Es probable que la música sea el arte más ecléctico que existe en el mundo. Basta con pensar en cualquier tipo de persona independientemente de su nacionalidad, sexo, edad, religión o capacidad económica para elucubrar sobre el tipo de canciones que escuchará. Desde la mujer acomodada y residente en una gran urbe hasta el último aborigen de la más remota isla pasando por millones de personas más, en solitario o en grupo, en fiestas o en funerales, en directo o pre-grabada, la música es parte casi indisoluble del día a día del ser humano.
Con estas razones, es fácil que casi cualquier película que toque de uno u otro modo el mundo de la música goce de cierta credibilidad en su planteamiento. En otras circunstancias (y obviando que en este caso se trata de una historia real), no sería posible imaginar que un grupo de adolescentes brasileños residentes en una favela de Sao Paulo puedan tratar de apreciar las composiciones de la música clásica a manos de un tutor de apariencia poco simpática. Pero con lo que ya sabemos sobre las posibilidades que encierra la música, las líneas argumentales que traza El profesor de violín (Tudo que aprendemos juntos) consiguen encajar bien en la mente del espectador. Al fin y al cabo, castillos más grandes se han intentado asaltar.
La primera escena de la cinta sitúa a Laerte asistiendo a la prueba final para ingresar en la orquesta sinfónica brasileña. Preso de unos incandescentes nervios, nuestro protagonista es incapaz de tocar una sola nota y sale escopetado de la sala. Tras tirar a la basura semejante oportunidad, trata de hacer algo de dinero como profesor en una escuela pública. Y aquí es donde comienza verdaderamente la cinta dirigida por el brasileño Sérgio Machado y basada en la vida real de Silvio Bacarelli. ¿Será Laerte capaz de que sus inexpertos alumnos toquen el violín con la gracilidad manual y auditiva que se le exige a un músico? Tal cosa se irá adivinando con el paso de los minutos, pero lo realmente decisivo es el cómo sucederá o no semejante logro.
En este sentido, El profesor de violín se apunta un tanto al no esconder las debilidades de sus protagonistas. El rudo carácter de Laetre ya sorprende en las primeras escenas, destruyendo ese arquetipo de profesor carismático y molón al estilo del de El club de los poetas muertos. Y la situación personal de los chavales de la barriada paulista no va a la zaga: la pobreza bajo la que viven sus familias obliga a varios de los jóvenes a situar el aprendizaje musical en un segundo plano y centrarse en actividades al límite de lo legal pero bien recompensadas económicamente.

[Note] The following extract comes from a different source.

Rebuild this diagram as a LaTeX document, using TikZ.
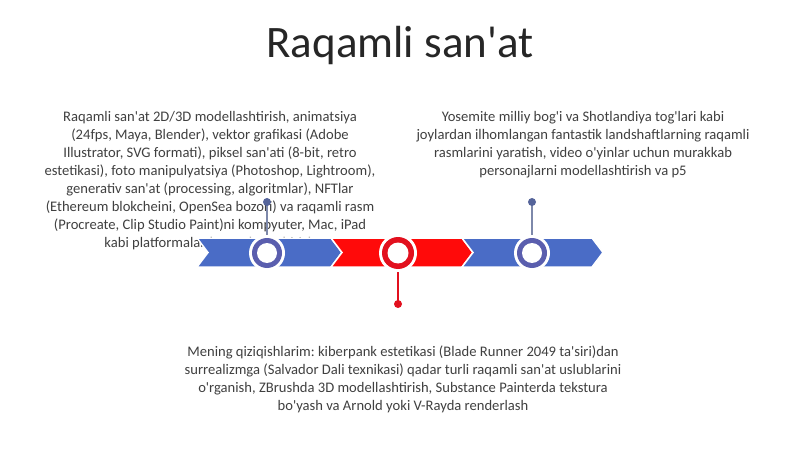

Aquí nace, por tanto, el verdadero objetivo de la película: defender el papel de la música como vía de escape ante la frustrante realidad. Un papel que se le ha otorgado ya a multitud de disciplinas (mismamente el fútbol en Brasil tiene una importancia capital respecto a esto) y que Machado pretende reforzar con la inclusión de diversas secuencias con evidentes propósitos emotivos. Es en este apartado donde el film flojea más claramente, ya que falta algún punto más de tensión dramática para que su trascendencia realmente alcance al espectador. Con la multitud de sentimientos que despierta la música y dado el contexto que la propia película había creado, era difícil pensar que estas situaciones pudieran ser resueltas de manera tan liviana.
En definitiva, El profesor de violín es una película que en su propia honestidad reúne tantas cosas positivas como negativas. El retrato de la vida en la favela paulista es certero y evita cualquier auto-fustigación, pero los acontecimientos que en ella se suceden se quedan a medio camino del dramatismo y de lo real. Cosa parecida les sucede a los personajes, en cuyo escaso carisma cinematográfico se encuentra una baza importante que no se sabe explotar en los momentos decisivos. La obra de Machado es distendida y bienintencionada, pero sin suficiente punch.